[PROBLEM TO WORK ON]:
Copy exactly, please, the lines of the data from its start through the line containing "const breakAt = 42.25;".

[GIVEN INFORMATION]:
========

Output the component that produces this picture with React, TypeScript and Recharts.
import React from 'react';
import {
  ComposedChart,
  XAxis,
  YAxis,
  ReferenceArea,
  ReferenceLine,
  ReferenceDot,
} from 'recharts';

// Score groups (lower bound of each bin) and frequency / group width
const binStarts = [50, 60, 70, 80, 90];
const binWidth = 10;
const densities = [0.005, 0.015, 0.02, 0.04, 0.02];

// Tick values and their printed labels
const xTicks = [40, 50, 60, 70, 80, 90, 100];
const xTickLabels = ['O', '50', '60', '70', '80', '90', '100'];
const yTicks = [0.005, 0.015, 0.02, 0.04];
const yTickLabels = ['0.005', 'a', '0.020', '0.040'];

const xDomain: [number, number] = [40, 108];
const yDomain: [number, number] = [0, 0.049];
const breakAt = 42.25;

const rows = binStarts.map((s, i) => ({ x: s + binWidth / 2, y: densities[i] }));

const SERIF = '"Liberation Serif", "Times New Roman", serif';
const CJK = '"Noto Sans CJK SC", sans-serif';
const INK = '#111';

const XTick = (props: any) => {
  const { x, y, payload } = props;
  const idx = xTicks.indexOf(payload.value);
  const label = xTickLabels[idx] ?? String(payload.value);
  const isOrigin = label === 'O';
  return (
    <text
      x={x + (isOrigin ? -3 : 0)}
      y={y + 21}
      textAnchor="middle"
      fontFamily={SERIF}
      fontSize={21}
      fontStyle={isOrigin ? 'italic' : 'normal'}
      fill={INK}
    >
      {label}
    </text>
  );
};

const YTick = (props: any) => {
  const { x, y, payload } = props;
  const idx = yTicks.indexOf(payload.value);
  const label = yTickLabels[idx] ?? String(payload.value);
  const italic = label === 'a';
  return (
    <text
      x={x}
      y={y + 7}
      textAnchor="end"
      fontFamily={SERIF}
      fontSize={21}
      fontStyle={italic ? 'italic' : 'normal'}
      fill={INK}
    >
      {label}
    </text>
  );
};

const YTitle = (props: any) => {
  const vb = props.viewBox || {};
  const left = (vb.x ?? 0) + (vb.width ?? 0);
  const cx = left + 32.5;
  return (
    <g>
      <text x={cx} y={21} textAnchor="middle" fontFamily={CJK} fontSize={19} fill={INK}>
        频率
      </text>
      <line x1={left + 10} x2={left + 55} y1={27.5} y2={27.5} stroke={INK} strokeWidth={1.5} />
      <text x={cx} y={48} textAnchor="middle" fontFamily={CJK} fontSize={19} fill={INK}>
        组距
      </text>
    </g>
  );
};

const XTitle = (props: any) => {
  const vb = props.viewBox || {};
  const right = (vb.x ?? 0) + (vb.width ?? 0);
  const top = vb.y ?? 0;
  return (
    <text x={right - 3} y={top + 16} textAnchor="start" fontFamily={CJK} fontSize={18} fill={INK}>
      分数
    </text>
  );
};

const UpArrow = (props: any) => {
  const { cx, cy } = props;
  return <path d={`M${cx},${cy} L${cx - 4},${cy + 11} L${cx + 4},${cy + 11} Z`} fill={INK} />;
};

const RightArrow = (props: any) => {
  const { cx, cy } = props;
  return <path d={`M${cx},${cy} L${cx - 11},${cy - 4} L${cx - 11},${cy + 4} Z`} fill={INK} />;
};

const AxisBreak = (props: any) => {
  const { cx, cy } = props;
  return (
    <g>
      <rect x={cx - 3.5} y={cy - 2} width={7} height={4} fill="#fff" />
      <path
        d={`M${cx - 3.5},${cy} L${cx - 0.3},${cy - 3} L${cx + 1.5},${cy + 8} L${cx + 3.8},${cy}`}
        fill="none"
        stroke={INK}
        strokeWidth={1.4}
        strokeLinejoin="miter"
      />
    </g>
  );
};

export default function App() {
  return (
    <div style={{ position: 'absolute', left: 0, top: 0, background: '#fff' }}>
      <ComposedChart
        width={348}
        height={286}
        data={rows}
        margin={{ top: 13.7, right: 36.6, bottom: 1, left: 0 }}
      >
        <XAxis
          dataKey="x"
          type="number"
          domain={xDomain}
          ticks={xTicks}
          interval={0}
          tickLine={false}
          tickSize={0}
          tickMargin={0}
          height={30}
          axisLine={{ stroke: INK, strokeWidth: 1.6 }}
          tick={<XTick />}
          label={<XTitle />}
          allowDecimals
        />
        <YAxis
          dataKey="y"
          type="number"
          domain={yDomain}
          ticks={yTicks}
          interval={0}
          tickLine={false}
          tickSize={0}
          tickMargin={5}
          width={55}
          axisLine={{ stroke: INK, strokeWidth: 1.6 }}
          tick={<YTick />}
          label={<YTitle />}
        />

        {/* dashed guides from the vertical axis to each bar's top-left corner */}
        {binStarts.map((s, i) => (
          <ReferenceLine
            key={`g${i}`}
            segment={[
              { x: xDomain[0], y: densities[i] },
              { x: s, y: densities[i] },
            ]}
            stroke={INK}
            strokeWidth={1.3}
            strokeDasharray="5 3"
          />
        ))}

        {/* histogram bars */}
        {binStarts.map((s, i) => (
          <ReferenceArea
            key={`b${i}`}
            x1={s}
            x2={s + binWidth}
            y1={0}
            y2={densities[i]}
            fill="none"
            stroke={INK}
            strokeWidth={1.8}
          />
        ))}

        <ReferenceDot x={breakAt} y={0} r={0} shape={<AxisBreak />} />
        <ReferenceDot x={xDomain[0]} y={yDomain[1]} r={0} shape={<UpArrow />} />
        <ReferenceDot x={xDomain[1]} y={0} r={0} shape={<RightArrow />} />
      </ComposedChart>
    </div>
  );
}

========

[EXERCISE RESPONSE]:
Output the component that produces this picture with React, TypeScript and Recharts.
import React from 'react';
import {
  ComposedChart,
  XAxis,
  YAxis,
  ReferenceArea,
  ReferenceLine,
  ReferenceDot,
} from 'recharts';

// Score groups (lower bound of each bin) and frequency / group width
const binStarts = [50, 60, 70, 80, 90];
const binWidth = 10;
const densities = [0.005, 0.015, 0.02, 0.04, 0.02];

// Tick values and their printed labels
const xTicks = [40, 50, 60, 70, 80, 90, 100];
const xTickLabels = ['O', '50', '60', '70', '80', '90', '100'];
const yTicks = [0.005, 0.015, 0.02, 0.04];
const yTickLabels = ['0.005', 'a', '0.020', '0.040'];

const xDomain: [number, number] = [40, 108];
const yDomain: [number, number] = [0, 0.049];
const breakAt = 42.25;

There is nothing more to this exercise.